Waldorf Chevrolet-Cadillac

Jun 15, 2017

Set a Budget for Your Next ChevyWhile you might be looking forward to considering all the models and trim options available at your Chevrolet dealership, there’s one important thing you have to figure out before you can even start looking: your budget. Before you head to the dealership, learn the steps you need to take to set your budget for your next Chevy.

Determine Your Income and Expenses

The first step to setting your budget is finding out what your income and expenses are. To determine your income, simply look at your last few paycheck stubs and see what you take home after taxes. Your expenses will include items like mortgage or rent, utility bills, loan payments, and groceries. Once you’ve accounted for all of your regular expenses, add them up and subtract that number from your income. This tells you what you have available to put toward a monthly payment.

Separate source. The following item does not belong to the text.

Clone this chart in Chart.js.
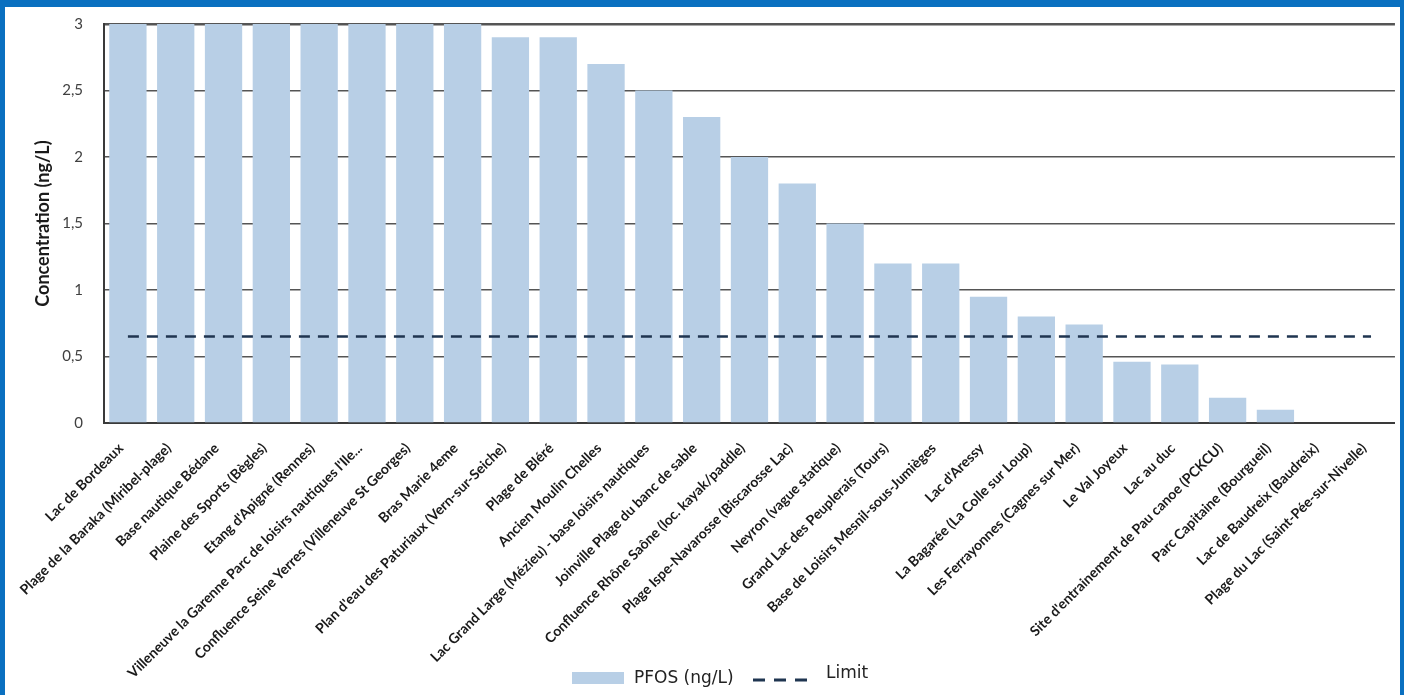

Don’t Get Focused on the Sticker Price

While the sticker price of the vehicle is important, you don’t want to focus solely on it because there’s more that goes into the total cost of your new vehicle than just the sticker price. You also need to include title and registration fees, sales tax, miscellaneous dealership fees, and optional items, like warranties.

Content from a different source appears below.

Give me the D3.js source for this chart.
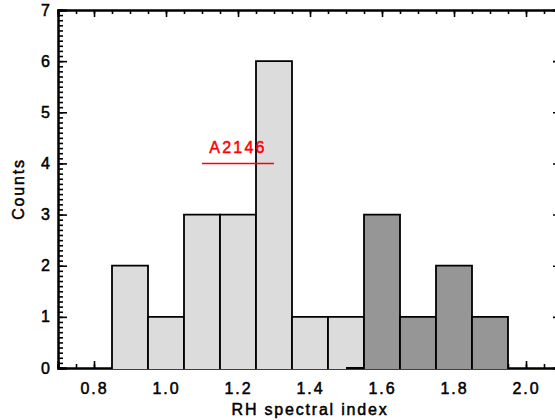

Come Up With a Comfortable Monthly Payment

Chances are good you’ll be budgeting for a car loan. If so, you need to decide how much of your monthly income you want to go to your car loan payment. The general rule of thumb is that you should devote between 10 and 20 percent of your monthly income toward your new vehicle. Therefore, if you make $2,000 a month, you can allocate between $200 and $400 toward your monthly car payment.

If you have a lot of debt and don’t want to strain yourself, there’s another calculation you can use to determine how much monthly payment you can afford. For this calculation, add up all of your monthly debt. Then subtract that number from 36 percent of your monthly income. For example, if your income is $2,000 a month and you have $600 a month in regular debt, you can afford a monthly car payment of $120.

Provide a Sizeable Down Payment

A down payment is the initial amount of money you provide for your new vehicle. The larger you can make your down payment, the better, because your loan will cost you less over time. First, the more you can put down means the less you have to finance, which also means the fewer payments you’ll have to make.

Second, you’re likely to get a lower interest rate if you have a large down payment. Try to have 20 percent of the vehicle’s total cost as your down payment. Also, don’t forget you can trade in your old car and use that money as part of your down payment.

Once you follow these steps to discover what your budget is for your next Chevy, you can head to your dealership and find the perfect vehicle that you know you can afford.